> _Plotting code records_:
%%

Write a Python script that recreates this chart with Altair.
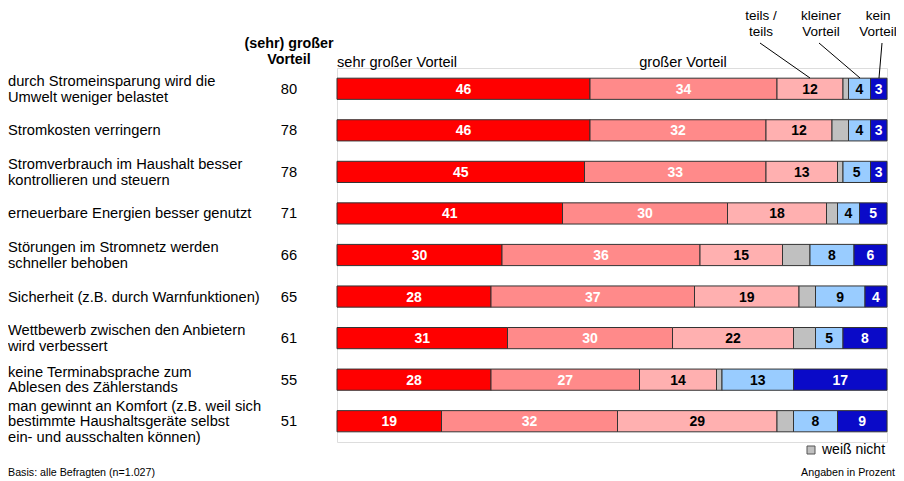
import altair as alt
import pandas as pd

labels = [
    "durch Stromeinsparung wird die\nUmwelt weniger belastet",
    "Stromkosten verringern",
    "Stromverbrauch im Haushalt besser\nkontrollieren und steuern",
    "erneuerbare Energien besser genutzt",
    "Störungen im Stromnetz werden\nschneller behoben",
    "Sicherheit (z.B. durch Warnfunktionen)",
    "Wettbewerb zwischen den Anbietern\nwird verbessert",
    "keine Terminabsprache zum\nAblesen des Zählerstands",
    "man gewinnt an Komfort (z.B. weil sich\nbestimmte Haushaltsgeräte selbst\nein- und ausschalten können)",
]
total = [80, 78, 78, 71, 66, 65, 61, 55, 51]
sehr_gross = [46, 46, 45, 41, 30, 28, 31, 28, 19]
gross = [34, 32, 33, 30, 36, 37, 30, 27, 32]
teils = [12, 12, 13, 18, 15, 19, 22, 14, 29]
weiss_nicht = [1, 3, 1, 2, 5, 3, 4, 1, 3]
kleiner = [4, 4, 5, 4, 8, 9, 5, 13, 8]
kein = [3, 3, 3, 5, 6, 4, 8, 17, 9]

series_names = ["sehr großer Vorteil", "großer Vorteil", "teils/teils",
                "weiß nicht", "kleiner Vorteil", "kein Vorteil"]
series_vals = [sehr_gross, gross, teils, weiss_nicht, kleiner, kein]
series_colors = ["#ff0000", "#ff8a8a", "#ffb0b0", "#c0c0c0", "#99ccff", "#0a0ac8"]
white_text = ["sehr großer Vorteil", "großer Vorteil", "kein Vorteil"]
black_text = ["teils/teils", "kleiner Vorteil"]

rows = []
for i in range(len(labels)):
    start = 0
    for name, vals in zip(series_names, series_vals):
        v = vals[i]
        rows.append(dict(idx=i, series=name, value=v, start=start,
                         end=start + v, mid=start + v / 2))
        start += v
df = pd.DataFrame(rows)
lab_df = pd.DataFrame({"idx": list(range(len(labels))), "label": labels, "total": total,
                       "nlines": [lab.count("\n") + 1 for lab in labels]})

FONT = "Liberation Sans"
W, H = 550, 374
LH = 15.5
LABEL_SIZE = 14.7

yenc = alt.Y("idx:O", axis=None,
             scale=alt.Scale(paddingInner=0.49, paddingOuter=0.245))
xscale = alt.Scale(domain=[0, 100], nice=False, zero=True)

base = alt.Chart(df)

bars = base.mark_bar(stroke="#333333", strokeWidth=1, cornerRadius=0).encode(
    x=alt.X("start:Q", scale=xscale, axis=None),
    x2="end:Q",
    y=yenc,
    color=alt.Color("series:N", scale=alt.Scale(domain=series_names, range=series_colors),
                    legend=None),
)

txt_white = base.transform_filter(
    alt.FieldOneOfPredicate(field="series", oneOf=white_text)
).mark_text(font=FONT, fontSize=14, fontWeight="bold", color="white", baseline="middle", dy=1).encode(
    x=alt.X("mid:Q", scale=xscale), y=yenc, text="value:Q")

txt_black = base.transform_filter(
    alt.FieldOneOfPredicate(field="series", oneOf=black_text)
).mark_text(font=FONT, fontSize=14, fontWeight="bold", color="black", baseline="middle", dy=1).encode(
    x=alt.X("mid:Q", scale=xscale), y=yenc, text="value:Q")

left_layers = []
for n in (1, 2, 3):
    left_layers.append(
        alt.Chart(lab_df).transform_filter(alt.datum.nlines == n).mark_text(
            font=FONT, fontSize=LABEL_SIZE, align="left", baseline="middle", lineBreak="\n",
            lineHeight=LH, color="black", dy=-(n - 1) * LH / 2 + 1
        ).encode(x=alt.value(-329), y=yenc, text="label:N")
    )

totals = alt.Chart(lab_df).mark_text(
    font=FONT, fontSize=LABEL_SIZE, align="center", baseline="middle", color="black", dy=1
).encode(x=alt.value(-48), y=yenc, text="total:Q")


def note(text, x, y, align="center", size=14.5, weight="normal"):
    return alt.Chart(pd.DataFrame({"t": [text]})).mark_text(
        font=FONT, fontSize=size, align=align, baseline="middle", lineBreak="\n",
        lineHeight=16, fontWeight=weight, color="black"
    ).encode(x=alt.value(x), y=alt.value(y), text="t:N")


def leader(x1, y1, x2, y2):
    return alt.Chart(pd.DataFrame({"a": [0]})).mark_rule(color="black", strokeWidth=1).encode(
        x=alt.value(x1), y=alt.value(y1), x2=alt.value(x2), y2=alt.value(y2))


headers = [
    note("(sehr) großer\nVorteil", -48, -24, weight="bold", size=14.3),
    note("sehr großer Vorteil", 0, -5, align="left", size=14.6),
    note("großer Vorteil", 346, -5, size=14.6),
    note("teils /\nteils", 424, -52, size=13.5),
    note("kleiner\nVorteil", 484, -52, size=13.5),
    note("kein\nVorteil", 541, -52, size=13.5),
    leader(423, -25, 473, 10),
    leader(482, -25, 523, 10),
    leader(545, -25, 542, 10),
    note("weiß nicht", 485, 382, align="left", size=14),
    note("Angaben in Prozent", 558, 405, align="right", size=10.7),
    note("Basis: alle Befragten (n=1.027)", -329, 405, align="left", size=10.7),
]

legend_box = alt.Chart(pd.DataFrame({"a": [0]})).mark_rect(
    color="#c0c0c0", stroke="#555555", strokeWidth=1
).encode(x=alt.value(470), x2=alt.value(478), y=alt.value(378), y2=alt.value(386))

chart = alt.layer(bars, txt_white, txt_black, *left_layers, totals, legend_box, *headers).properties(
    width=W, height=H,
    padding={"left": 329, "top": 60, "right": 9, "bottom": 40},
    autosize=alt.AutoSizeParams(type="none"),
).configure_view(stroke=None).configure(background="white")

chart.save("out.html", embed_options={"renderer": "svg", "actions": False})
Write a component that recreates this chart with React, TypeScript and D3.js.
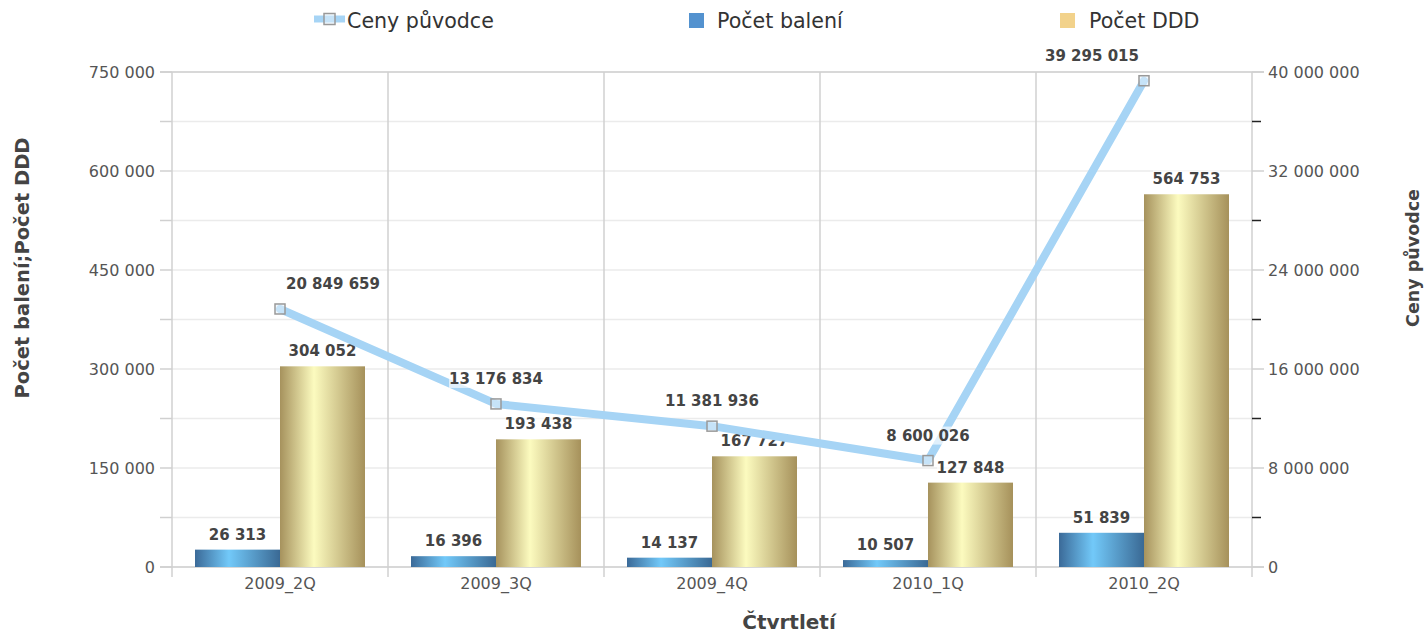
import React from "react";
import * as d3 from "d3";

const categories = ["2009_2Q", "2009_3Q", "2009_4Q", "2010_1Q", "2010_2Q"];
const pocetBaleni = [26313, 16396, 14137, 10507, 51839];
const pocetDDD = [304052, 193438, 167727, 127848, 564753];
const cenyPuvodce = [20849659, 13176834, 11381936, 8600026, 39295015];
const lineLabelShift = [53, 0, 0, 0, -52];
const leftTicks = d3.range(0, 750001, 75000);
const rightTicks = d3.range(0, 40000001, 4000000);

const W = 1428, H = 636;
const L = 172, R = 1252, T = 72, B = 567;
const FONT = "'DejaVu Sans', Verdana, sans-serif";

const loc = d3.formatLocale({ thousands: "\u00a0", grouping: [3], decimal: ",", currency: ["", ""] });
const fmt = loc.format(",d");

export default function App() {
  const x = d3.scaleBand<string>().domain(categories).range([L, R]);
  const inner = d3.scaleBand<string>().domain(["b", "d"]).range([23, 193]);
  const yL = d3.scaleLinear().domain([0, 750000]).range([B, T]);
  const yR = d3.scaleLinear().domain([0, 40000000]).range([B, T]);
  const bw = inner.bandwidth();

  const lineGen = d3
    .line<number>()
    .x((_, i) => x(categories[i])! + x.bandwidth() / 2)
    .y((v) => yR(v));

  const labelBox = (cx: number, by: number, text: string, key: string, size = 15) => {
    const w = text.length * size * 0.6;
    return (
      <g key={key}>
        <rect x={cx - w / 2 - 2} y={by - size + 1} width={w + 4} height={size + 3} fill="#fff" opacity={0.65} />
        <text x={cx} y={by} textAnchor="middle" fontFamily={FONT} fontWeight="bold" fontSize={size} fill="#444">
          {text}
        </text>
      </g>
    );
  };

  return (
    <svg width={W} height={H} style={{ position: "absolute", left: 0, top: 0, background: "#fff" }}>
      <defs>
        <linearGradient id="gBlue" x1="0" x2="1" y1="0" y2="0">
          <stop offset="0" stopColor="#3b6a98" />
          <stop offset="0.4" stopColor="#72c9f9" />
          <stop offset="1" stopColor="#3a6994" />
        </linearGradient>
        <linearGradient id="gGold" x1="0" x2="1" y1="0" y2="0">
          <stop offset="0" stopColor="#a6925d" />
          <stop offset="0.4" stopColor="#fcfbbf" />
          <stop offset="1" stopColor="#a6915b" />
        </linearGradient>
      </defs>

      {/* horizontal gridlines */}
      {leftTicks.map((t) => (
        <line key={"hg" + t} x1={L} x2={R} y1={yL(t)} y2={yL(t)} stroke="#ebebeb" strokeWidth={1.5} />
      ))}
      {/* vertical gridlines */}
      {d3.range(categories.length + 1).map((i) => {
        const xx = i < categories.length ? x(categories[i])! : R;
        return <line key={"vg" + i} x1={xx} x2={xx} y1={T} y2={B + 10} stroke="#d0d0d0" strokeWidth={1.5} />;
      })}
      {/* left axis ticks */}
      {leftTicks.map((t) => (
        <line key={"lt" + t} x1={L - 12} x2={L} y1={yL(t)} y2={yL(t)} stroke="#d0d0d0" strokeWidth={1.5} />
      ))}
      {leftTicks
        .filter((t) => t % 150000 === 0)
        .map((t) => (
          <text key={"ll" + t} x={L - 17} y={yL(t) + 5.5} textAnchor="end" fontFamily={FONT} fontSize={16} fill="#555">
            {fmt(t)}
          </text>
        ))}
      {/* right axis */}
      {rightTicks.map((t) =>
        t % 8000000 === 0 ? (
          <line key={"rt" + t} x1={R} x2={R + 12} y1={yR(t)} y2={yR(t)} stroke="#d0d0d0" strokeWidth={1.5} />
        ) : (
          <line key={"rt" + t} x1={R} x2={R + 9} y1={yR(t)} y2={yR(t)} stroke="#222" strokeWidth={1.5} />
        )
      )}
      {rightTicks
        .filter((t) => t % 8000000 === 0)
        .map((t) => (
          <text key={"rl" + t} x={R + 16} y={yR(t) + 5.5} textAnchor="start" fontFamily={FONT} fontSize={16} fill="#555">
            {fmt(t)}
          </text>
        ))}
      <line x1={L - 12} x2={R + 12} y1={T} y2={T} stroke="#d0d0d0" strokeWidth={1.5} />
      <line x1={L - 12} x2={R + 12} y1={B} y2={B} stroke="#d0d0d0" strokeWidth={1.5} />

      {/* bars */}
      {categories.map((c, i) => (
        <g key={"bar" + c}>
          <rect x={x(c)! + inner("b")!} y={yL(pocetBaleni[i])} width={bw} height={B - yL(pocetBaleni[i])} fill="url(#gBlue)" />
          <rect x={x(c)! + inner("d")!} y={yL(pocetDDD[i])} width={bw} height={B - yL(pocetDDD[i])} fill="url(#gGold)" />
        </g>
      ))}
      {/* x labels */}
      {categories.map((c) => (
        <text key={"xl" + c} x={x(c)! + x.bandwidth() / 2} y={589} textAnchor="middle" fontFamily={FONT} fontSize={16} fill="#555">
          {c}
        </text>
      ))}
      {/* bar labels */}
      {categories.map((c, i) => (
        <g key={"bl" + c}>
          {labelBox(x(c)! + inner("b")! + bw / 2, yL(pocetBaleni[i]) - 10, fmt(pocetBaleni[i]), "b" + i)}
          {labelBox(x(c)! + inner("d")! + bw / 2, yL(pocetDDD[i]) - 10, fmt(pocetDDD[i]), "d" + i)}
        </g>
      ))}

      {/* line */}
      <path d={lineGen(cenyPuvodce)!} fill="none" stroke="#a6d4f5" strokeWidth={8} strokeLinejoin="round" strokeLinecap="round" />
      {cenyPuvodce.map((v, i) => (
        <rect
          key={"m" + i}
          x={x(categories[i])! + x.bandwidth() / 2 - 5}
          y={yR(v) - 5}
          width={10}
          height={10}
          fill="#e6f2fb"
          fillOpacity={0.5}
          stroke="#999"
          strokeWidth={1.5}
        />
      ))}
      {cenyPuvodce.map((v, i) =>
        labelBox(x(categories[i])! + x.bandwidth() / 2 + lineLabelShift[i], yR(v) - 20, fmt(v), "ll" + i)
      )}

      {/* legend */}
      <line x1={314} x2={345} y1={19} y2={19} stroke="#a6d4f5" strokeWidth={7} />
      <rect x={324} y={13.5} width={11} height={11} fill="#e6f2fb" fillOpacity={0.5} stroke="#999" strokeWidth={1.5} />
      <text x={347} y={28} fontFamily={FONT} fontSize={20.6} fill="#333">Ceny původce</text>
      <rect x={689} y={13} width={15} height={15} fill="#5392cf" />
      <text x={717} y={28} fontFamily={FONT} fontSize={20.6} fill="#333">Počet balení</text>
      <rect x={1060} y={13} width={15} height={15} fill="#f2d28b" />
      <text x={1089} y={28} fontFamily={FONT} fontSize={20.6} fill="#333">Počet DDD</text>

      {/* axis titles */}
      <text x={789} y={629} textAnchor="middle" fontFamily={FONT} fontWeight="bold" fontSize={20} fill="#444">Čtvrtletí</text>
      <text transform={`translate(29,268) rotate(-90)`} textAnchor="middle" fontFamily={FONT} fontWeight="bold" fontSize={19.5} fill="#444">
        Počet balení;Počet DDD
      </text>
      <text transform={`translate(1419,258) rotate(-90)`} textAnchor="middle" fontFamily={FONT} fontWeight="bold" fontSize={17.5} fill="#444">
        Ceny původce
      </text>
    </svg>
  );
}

%%

> _Directions_:
Exactly as written, please give again the lines from the beginning of the listing through the line containing "import pandas as pd", inclusive, without any pictures.

> _Solution to this task_:
Write a Python script that recreates this chart with Altair.
import altair as alt
import pandas as pd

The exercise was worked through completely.